Growing up, if I didn't want to finish everything on my plate, I got the "There are starving children in China who would love to have what you plan on throwing away" comment from my mother. Ah....guilt!! Isn't it amazing how we have all been subjected to it in one form or another? Why is it so effective? Sometimes it's self-induced. Sometimes others try (and succeed) to "guiltify" us. Now if I go back to the things I've read, I'll realize that ALL guilt is self-induced. Whether it's because we don't want to disappoint others or we don't want to disappoint ourselves, almost all of us are subject to feelings of guilt. (Many of you know my feelings about the word "disappoint". But that's a subject of another blog entry). But why is guilt so controlling? I will never forget the time when my daughter turned to me and said, "All my life, I have tried to do what pleases either you or Dad. It's time I did what pleases me." She meant no disrepect. In fact, what she was telling me was that she respected me, but she also wanted to respect herself by honoring what her true wants were. And shouldn't we all just want that for the ones we love - to follow and do what their true wants are? I'm proud that she "stood up" for what was important to her. And it's made me much more aware of not laying down guilt trips. When your little ones start to practice words that they hear from others, there are times you have to tell them that a word they just repeated was a "not nice" word. Maybe the word "guilt" should be one of 'em.
6 comments:
I agree with that! Very well put! I was the same way as your Daughter. Always doing things to please other people. Especially my parents. And as you get older it doesn't stop. It's hard to reverse what you've been doing your whole childhood. It's hard to show that independent side to those that you must please. It also leads to self esteem issues as well. Like you're a bad person if you do something different then what others expect from you. I really could relate to this post and you really wrote it well.

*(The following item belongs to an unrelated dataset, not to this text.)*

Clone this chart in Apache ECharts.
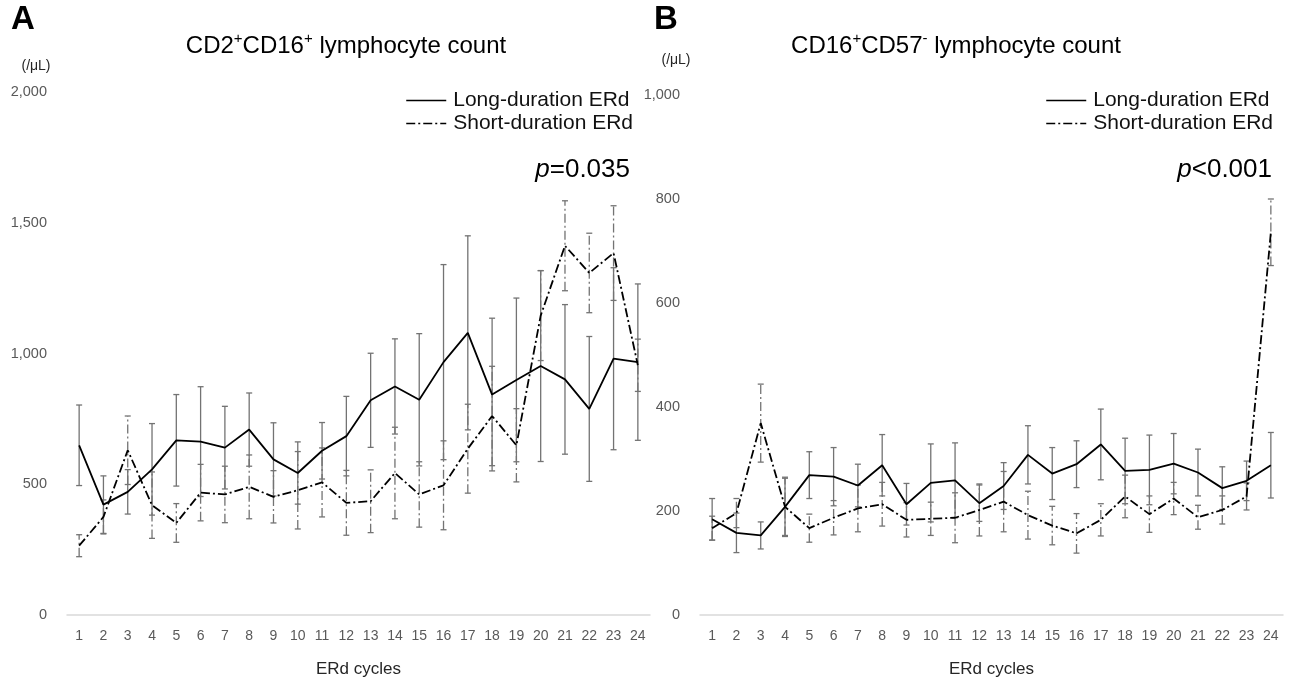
<!DOCTYPE html>
<html>
<head>
<meta charset="utf-8">
<script src="https://cdn.jsdelivr.net/npm/echarts@6/dist/echarts.min.js"></script>
<style>
  html, body { margin: 0; padding: 0; background: #fff; }
  #chart { width: 1293px; height: 685px; }
</style>
</head>
<body>
<div id="chart"></div>
<script>
// ERd cycles on the x axis
const cycles = ['1','2','3','4','5','6','7','8','9','10','11','12',
                '13','14','15','16','17','18','19','20','21','22','23','24'];

// Panel A: CD2+CD16+ lymphocyte count (/uL), mean and error half-width
const longA     = [649, 422, 471, 557, 668, 663, 640, 709, 595, 543, 628, 684, 821, 874, 823, 967, 1079, 843, 899, 952, 901, 788, 980, 967];
const longAErr  = [154, 110, 85, 175, 175, 210, 158, 140, 140, 119, 108, 152, 180, 182, 253, 373, 371, 292, 313, 365, 286, 277, 348, 299];
const shortA    = [265, 375, 630, 420, 352, 468, 461, 490, 452, 477, 507, 429, 435, 543, 461, 496, 636, 761, 649, 1145, 1412, 1308, 1384, 955];
const shortAErr = [42, 65, 131, 127, 74, 108, 108, 122, 100, 148, 132, 124, 120, 175, 125, 170, 170, 190, 140, 172, 172, 152, 181, 100];

// Panel B: CD16+CD57- lymphocyte count (/uL)
const longB     = [184, 158, 153, 208, 269, 266, 249, 288, 213, 254, 259, 215, 248, 308, 272, 290, 328, 277, 279, 291, 274, 244, 258, 288];
const longBErr  = [40, 38, 26, 57, 45, 56, 41, 59, 40, 75, 72, 35, 45, 56, 50, 45, 68, 63, 67, 58, 45, 41, 38, 63];
const shortB    = [167, 196, 369, 208, 167, 187, 205, 213, 183, 185, 187, 202, 218, 192, 172, 157, 183, 228, 194, 224, 188, 202, 228, 736];
const shortBErr = [23, 28, 75, 55, 27, 33, 45, 42, 33, 32, 48, 50, 58, 46, 37, 38, 31, 41, 35, 31, 23, 27, 26, 64];

const FONT = '"Liberation Sans", Arial, Helvetica, sans-serif';
const DASHDOT = [9, 3, 2, 3];
const LONG = 'Long-duration ERd';
const SHORT = 'Short-duration ERd';

function errData(mean, err) {
    return mean.map((m, i) => [i, m - err[i], m + err[i]]);
}

function errRender(dash) {
    return function (params, api) {
        const i = api.value(0);
        const lo = api.coord([i, api.value(1)]);
        const hi = api.coord([i, api.value(2)]);
        const hw = 3;
        const cap = {stroke: '#737373', lineWidth: 1.3};
        return {
            type: 'group',
            children: [
                {type: 'line', shape: {x1: lo[0], y1: lo[1], x2: hi[0], y2: hi[1]},
                 style: {stroke: '#737373', lineWidth: 1.3, lineDash: dash}},
                {type: 'line', shape: {x1: lo[0] - hw, y1: lo[1], x2: lo[0] + hw, y2: lo[1]}, style: cap},
                {type: 'line', shape: {x1: hi[0] - hw, y1: hi[1], x2: hi[0] + hw, y2: hi[1]}, style: cap},
            ],
        };
    };
}

function xAxisFor(gridIndex) {
    return {
        type: 'category',
        gridIndex,
        data: cycles,
        boundaryGap: true,
        axisLine: {lineStyle: {color: '#d9d9d9', width: 1.5}},
        axisTick: {show: false},
        axisLabel: {color: '#595959', fontSize: 14, fontFamily: FONT, margin: 14, interval: 0},
        name: 'ERd cycles',
        nameLocation: 'middle',
        nameGap: 46,
        nameTextStyle: {color: '#262626', fontSize: 17, fontFamily: FONT},
    };
}

function yAxisFor(gridIndex, max, interval) {
    return {
        type: 'value',
        gridIndex,
        min: 0,
        max,
        interval,
        axisLine: {show: false},
        axisTick: {show: false},
        splitLine: {show: false},
        axisLabel: {
            color: '#595959', fontSize: 14.5, fontFamily: FONT, margin: 20,
            formatter: v => v.toLocaleString('en-US'),
        },
    };
}

function panelSeries(idx, long, longErr, short, shortErr) {
    return [
        {
            type: 'custom', name: 'errLong' + idx, xAxisIndex: idx, yAxisIndex: idx,
            renderItem: errRender(null), data: errData(long, longErr), z: 2, silent: true,
        },
        {
            type: 'custom', name: 'errShort' + idx, xAxisIndex: idx, yAxisIndex: idx,
            renderItem: errRender(DASHDOT), data: errData(short, shortErr), z: 2, silent: true,
        },
        {
            type: 'line', name: LONG, xAxisIndex: idx, yAxisIndex: idx, data: long,
            symbol: 'none', lineStyle: {color: '#000', width: 1.8, type: 'solid'},
            itemStyle: {color: '#000'}, z: 3,
        },
        {
            type: 'line', name: SHORT, xAxisIndex: idx, yAxisIndex: idx, data: short,
            symbol: 'none', lineStyle: {color: '#000', width: 1.8, type: DASHDOT},
            itemStyle: {color: '#000'}, z: 3,
        },
    ];
}

function legendFor(right) {
    return {
        data: [LONG, SHORT],
        orient: 'vertical',
        right,
        top: 85,
        itemGap: 2,
        itemWidth: 40,
        itemHeight: 22,
        selectedMode: false,
        itemStyle: {opacity: 0},
        lineStyle: {width: 1.4},
        textStyle: {color: '#111', fontSize: 21, fontFamily: FONT, padding: [0, 0, 0, 2]},
    };
}

const supRich = {
    n: {fontSize: 24, fontFamily: FONT, fill: '#000', lineHeight: 30},
    s: {fontSize: 15, fontFamily: FONT, fill: '#000', verticalAlign: 'top', lineHeight: 30},
};
const pRich = {
    i: {fontSize: 26, fontFamily: FONT, fontStyle: 'italic', fill: '#000'},
    n: {fontSize: 26, fontFamily: FONT, fill: '#000'},
};

function txt(x, y, text, extra) {
    return {
        type: 'text', x, y,
        style: Object.assign({text, fill: '#000', font: '14px ' + FONT, align: 'left', verticalAlign: 'middle'}, extra),
    };
}

const chart = echarts.init(document.getElementById('chart'), null, {renderer: 'canvas'});

chart.setOption({
    animation: false,
    backgroundColor: '#fff',
    grid: [
        {left: 67, right: 643, top: 92, bottom: 70},
        {left: 700, right: 10, top: 95, bottom: 70},
    ],
    xAxis: [xAxisFor(0), xAxisFor(1)],
    yAxis: [yAxisFor(0, 2000, 500), yAxisFor(1, 1000, 200)],
    legend: [legendFor(655), legendFor(15)],
    series: [
        ...panelSeries(0, longA, longAErr, shortA, shortAErr),
        ...panelSeries(1, longB, longBErr, shortB, shortBErr),
    ],
    graphic: [
        txt(11, 20, 'A', {font: 'bold 33px ' + FONT}),
        txt(654, 20, 'B', {font: 'bold 33px ' + FONT}),
        txt(346, 46, '{n|CD2}{s|+}{n|CD16}{s|+}{n| lymphocyte count}', {align: 'center', rich: supRich}),
        txt(956, 46, '{n|CD16}{s|+}{n|CD57}{s|-}{n| lymphocyte count}', {align: 'center', rich: supRich}),
        txt(36, 66, '(/μL)', {align: 'center', font: '14px ' + FONT, fill: '#262626'}),
        txt(676, 60, '(/μL)', {align: 'center', font: '14px ' + FONT, fill: '#262626'}),
        txt(630, 170, '{i|p}{n|=0.035}', {align: 'right', rich: pRich}),
        txt(1272, 170, '{i|p}{n|<0.001}', {align: 'right', rich: pRich}),
    ],
});
</script>
</body>
</html>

I so agree with your post. I constantly try and find a way to deal with the guilt I put on myself. Your story of your daughter reminds me of that old saying (do you know it? How does it go?). . . that parenting is the best job in the world, and if you do it right - eventually you'll get fired. I'd like to "anti-guilt" when raising my daughters. I'll feel so GUILTY if I put GUILT on them. (Oh, boy...that's crazy.) ;)
Pk
Very impressed with you spirit and energy. Keep it up. And always remember
"Illegitimis nil Carborundum"
Ah....One of the best Latin phrases ever!!!

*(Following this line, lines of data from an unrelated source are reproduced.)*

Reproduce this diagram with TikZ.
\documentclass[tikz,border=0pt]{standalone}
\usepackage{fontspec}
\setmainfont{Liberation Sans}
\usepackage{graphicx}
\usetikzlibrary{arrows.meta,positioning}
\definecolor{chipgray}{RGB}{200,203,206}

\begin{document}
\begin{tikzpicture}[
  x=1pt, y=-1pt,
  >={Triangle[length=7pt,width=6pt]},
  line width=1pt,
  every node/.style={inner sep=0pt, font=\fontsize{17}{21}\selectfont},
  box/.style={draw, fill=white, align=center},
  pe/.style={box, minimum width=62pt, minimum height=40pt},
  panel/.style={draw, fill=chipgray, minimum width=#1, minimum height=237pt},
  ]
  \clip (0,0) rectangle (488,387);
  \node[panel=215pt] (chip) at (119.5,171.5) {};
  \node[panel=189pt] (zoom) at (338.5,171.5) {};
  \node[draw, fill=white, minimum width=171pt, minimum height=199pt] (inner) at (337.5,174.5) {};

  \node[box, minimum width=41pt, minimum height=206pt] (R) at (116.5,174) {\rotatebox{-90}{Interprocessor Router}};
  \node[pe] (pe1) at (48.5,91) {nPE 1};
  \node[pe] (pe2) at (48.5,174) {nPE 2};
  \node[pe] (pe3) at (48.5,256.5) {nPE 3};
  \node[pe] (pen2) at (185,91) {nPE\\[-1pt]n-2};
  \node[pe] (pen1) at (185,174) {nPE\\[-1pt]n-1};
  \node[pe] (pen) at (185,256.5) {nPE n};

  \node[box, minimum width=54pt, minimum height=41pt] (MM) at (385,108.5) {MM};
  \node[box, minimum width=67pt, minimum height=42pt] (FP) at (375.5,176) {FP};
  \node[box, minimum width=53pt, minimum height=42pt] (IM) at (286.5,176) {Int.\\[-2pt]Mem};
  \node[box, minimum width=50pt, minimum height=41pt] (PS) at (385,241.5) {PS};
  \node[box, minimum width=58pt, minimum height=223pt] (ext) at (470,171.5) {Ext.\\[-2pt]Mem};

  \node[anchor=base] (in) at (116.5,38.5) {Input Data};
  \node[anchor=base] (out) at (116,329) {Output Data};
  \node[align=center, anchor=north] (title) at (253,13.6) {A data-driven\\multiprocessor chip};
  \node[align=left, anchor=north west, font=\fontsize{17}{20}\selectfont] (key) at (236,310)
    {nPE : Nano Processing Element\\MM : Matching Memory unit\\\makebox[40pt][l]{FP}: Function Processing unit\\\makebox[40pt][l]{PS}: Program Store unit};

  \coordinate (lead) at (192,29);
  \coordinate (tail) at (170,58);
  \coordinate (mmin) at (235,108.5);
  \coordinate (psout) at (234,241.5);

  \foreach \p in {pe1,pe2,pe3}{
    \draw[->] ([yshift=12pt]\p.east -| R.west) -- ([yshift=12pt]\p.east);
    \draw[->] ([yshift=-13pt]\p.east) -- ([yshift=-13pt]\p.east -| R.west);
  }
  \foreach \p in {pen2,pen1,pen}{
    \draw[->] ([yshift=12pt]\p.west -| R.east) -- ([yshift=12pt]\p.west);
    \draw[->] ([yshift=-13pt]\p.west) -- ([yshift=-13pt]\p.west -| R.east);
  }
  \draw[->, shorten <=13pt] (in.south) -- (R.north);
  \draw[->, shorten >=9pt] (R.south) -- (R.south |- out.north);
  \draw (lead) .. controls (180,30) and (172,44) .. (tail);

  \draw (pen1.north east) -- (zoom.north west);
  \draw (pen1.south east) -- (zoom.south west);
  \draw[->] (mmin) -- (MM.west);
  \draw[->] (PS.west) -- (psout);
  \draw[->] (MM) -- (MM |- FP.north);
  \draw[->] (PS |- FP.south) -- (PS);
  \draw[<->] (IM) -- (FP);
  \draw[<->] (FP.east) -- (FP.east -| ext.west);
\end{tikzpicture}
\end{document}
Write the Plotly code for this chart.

I like that quote, Leanne, and I had never heard it, but it makes perfect sense. Kids thrive off of pleasing you from the very start- it's how they learn right and wrong - but then at some point, they have to decide for themselves. It only took me about 27 years. :) But still, I struggle with it in almost every interaction. I second-guess if someone took me the wrong way, or if I offended. I think that's the insecurity piece, too. I used to be much more secure as a teenager because I didn't care what others thought! I sometimes wish that I could be that carefree state again, but it's hard when you are an adult with a family and a profession.
Now Mom, I like what you say about guilt being taught as a "not nice" word, but who's going to actually teach it to the kid? The guilt-laying parent? Let's be honest, it's usually being laid down by the mom (sorry, Mom), so she's very well not going to turn around and say "See this emotion I've just made you feel, honey? That's called 'guilt'and it's a 'not nice' feeling." :) I think guilt is used out of desperation many times, a last resort, and power tool, and sometimes the guilt-layer doesn't even realize their doing it because it's part of how they're programmed. I struggle with that with Cormick because I know so much of being a good person is teaching kids that their actions affect others' emotions. I try to teach him the consequences (that I would be sad if he chose to not share a toy with me), but I don't want to guilt him into making a different decision. But if you don't use those emotions, how will he learn to share? IS that guilt? And if so, when do you stop using it to teach?
Mom, great food for thought, and well-written, too!
Maybe if a "parental unit" decides that they will teach their kids that guilt is a "not nice" word, they will think about whether or not their actions in raising/teaching their kids are actions to instill guilt, thus reprogramming themselves. I think teaching your child consequences just teaches them empathy, not guilt.